Paraissant surpris de sa réaction, M. Singh a protesté de ses bonnes intentions. « Je veux simplement qu’on s’assoie et qu’on trouve des solutions », a-t-il dit, démontrant du même coup qu’il n’avait rien compris ou ne voulait pas comprendre. La solution est pourtant simple : Ottawa n’a qu’à se mêler de ses affaires et à verser une compensation au Québec.

On n’en attendait pas moins de Mme Ghazal, qui est la porte-parole de QS en matière de souveraineté et de relations intergouvernementales canadiennes. Elle avait fait de l’indépendance le thème principal de sa campagne au poste de co-porte-parole féminine et elle dirige l’opération Nouveau Québec, qui vise à remobiliser les jeunes relativement au projet souverainiste.
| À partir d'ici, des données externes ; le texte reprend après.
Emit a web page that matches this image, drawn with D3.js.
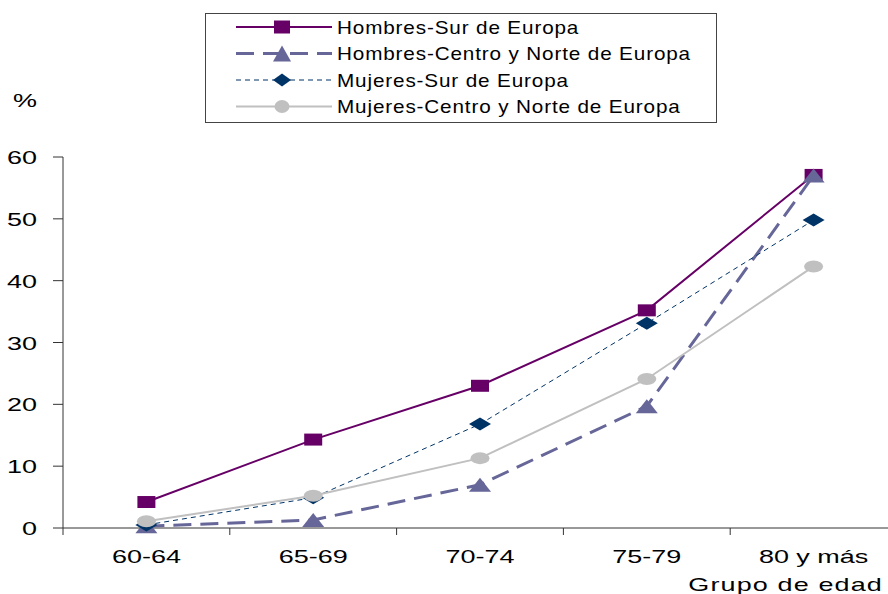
<!DOCTYPE html>
<html>
<head>
<meta charset="utf-8">
<script src="https://cdn.jsdelivr.net/npm/d3@7/dist/d3.min.js"></script>
<style>
  html, body { margin: 0; padding: 0; background: #fff; }
  svg { display: block; font-family: "Liberation Sans", Arial, sans-serif; }
</style>
</head>
<body>
<svg id="chart" width="888" height="594"></svg>
<script>
// datos
const categories = ["60-64", "65-69", "70-74", "75-79", "80 y más"];
const hombresSur    = [4.2, 14.3, 23.0, 35.2, 57.1];
const hombresCentro = [0.3, 1.3, 7.0, 19.7, 57.0];
const mujeresSur    = [0.5, 4.9, 16.8, 33.1, 49.8];
const mujeresCentro = [1.1, 5.2, 11.3, 24.1, 42.3];
const yTicks = [0, 10, 20, 30, 40, 50, 60];

const seriesNames = [
  "Hombres-Sur de Europa",
  "Hombres-Centro y Norte de Europa",
  "Mujeres-Sur de Europa",
  "Mujeres-Centro y Norte de Europa"
];
const seriesValues = [hombresSur, hombresCentro, mujeresSur, mujeresCentro];

// estilos por serie
const styles = [
  { color: "#660066", width: 2,   dash: null,   marker: "square" },
  { color: "#666699", width: 3,   dash: "18,9", marker: "triangle" },
  { color: "#003366", width: 1,   dash: "5,4",  marker: "diamond" },
  { color: "#c0c0c0", width: 2,   dash: null,   marker: "circle" }
];

const svg = d3.select("#chart");

const x = d3.scaleBand().domain(categories).range([63, 897]);
const y = d3.scaleLinear().domain([0, 60]).range([528, 157]);

// forma de marcador (ancho w, alto h)
function markerPath(type, w, h) {
  const a = w / 2, b = h / 2;
  if (type === "square") return `M${-a},${-b}H${a}V${b}H${-a}Z`;
  if (type === "triangle") return `M0,${-b}L${a},${b}L${-a},${b}Z`;
  if (type === "diamond") return `M0,${-b}L${a},0L0,${b}L${-a},0Z`;
  return null;
}
function drawMarker(g, type, cx, cy, w, h, color) {
  if (type === "circle") {
    g.append("ellipse")
      .attr("cx", cx).attr("cy", cy).attr("rx", w / 2).attr("ry", h / 2)
      .attr("fill", color);
  } else {
    g.append("path")
      .attr("d", markerPath(type, w, h))
      .attr("transform", `translate(${cx},${cy})`)
      .attr("fill", color);
  }
}

// texto ensanchado horizontalmente
function stretchedText(g, str, tx, ty, size, sx, anchor, spacing) {
  return g.append("text")
    .attr("transform", `translate(${tx},${ty}) scale(${sx},1)`)
    .attr("text-anchor", anchor)
    .attr("font-size", size + "px")
    .attr("letter-spacing", spacing || 0)
    .attr("fill", "#000")
    .text(str);
}

// eje Y
const axisG = svg.append("g");
axisG.append("line")
  .attr("x1", 63).attr("x2", 63)
  .attr("y1", y(60)).attr("y2", y(0))
  .attr("stroke", "#333").attr("stroke-width", 1);
yTicks.forEach(t => {
  axisG.append("line")
    .attr("x1", 53).attr("x2", 63)
    .attr("y1", y(t)).attr("y2", y(t))
    .attr("stroke", "#333").attr("stroke-width", 1);
  stretchedText(axisG, t, 37, y(t) + 7, 19, 1.42, "end");
});
stretchedText(axisG, "%", 13, 107, 19, 1.42, "start");

// eje X
axisG.append("line")
  .attr("x1", 63).attr("x2", 897)
  .attr("y1", y(0)).attr("y2", y(0))
  .attr("stroke", "#333").attr("stroke-width", 1);
categories.forEach(c => {
  axisG.append("line")
    .attr("x1", x(c)).attr("x2", x(c))
    .attr("y1", y(0)).attr("y2", y(0) + 7)
    .attr("stroke", "#333").attr("stroke-width", 1);
  stretchedText(axisG, c, x(c) + x.bandwidth() / 2, 563, 19, 1.42, "middle");
});
stretchedText(axisG, "Grupo de edad", 883, 591, 19, 1.42, "end", 0.8);

// series
const line = d3.line()
  .x((d, i) => x(categories[i]) + x.bandwidth() / 2)
  .y(d => y(d));

const plot = svg.append("g");
const sizes = { square: [18, 12], triangle: [22, 14], diamond: [22, 13], circle: [19, 12] };
seriesValues.forEach((vals, k) => {
  const s = styles[k];
  plot.append("path")
    .attr("d", line(vals))
    .attr("fill", "none")
    .attr("stroke", s.color)
    .attr("stroke-width", s.width)
    .attr("stroke-dasharray", s.dash);
  vals.forEach((v, i) => {
    const [w, h] = sizes[s.marker];
    drawMarker(plot, s.marker, x(categories[i]) + x.bandwidth() / 2, y(v), w, h, s.color);
  });
});

// leyenda
const legend = svg.append("g");
legend.append("rect")
  .attr("x", 205.5).attr("y", 13.5).attr("width", 511).attr("height", 109)
  .attr("fill", "#fff").attr("stroke", "#444").attr("stroke-width", 1);
const legendSizes = { square: [16, 13], triangle: [18, 16], diamond: [18, 13], circle: [15, 13] };
seriesNames.forEach((name, k) => {
  const s = styles[k];
  const cy = 27 + k * 26.5;
  legend.append("line")
    .attr("x1", 236).attr("x2", 332)
    .attr("y1", cy).attr("y2", cy)
    .attr("stroke", s.color)
    .attr("stroke-width", s.width)
    .attr("stroke-dasharray", s.dash);
  const [w, h] = legendSizes[s.marker];
  drawMarker(legend, s.marker, 282, cy, w, h, s.color);
  stretchedText(legend, name, 337, cy + 6.5, 18, 1.15, "start", 0.75);
});
</script>
</body>
</html>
Il reste que l’ascension du Parti québécois semble avoir rendu QS plus soucieux des empiétements d’Ottawa sur les champs de compétence du Québec, que Gabriel Nadeau-Dubois trouvait naguère de peu d’intérêt. Cela semble aussi avoir échappé à M. Singh, qui devrait plutôt s’asseoir avec son adjoint québécois avant que les intentions de vote du NPD au Québec tombent dans la marge d’erreur.